Да блин, ну хотя бы пытайтесь стиль-то соблюдать
Москва уходит под воду.
Не метафора. Не образ. А факт — хриплый, мокрый и финальный.
На город обрушился ливень не из тучи, а из самого сердца первобытного кошмара.
Всё началось внезапно — без прелюдий, без отсчёта.
Небо, будто устав от лицемерия урбанизма, вскрылось дождём — тяжёлым, холодным, хлещущим, как железные плети по выдохшемуся телу столицы.
Град сыпался, как камни над братской могилой мегаполиса, дробя капоты, бьё разбитым стеклом в лицо тем, кто ещё верил в укрытия.
Патриаршие пруды превратились в бездну.
Вода поднималась по ногам, по коленям, по пояс.
И вот уже улицы текут, как вены переполненного трупа города — с тёмной, мутной, бессмысленной жидкостью, в которой ещё носятся ошалелые огрызки бывшей жизни: зонты, пакеты, детские игрушки.
Щукино. Хорошёво-Мнёвники.
Там деревья — вековые, гордые — сложились, как соломенные кресты, обрушиваясь на припаркованные машины.
Металл гнулся, как бумага.
Автомобили хрипели сигналками, будто молили о пощаде.
Но стихия не слушает. Она только ломает. Ломает. Ломает.
Пострадавших нет.
Но разве это утешение?
Если всё вокруг — пострадавшее от самого факта своего существования?
Такси — 900 рублей за шанс уехать из эпицентра.
Но куда уехать, если всё уже — эпицентр?
Каждый переулок — река. Каждый переход — омут. Каждый взгляд — стеклянный, как у тех, кто понял, что это не просто дождь. Это предупреждение.
Температура рухнула, как надежда: было +35°C — стало +25°C.

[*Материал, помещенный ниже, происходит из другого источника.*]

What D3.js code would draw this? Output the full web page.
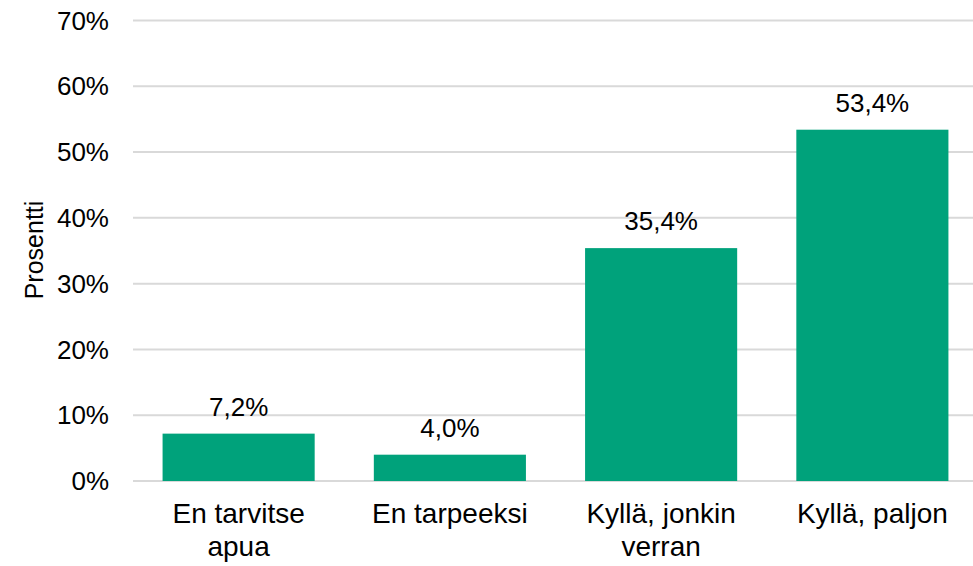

И вот уже люди стоят в воде по щиколотку, улыбаются, купаются, танцуют под потоками, будто в последний раз.
Смирение? Отчаяние?
Принятие неизбежного?
Всё вместе.
Москва не тонет — она растворяется.
В воде. В страхе. В бессмысленности.
И тишина после града — громче любой сирены.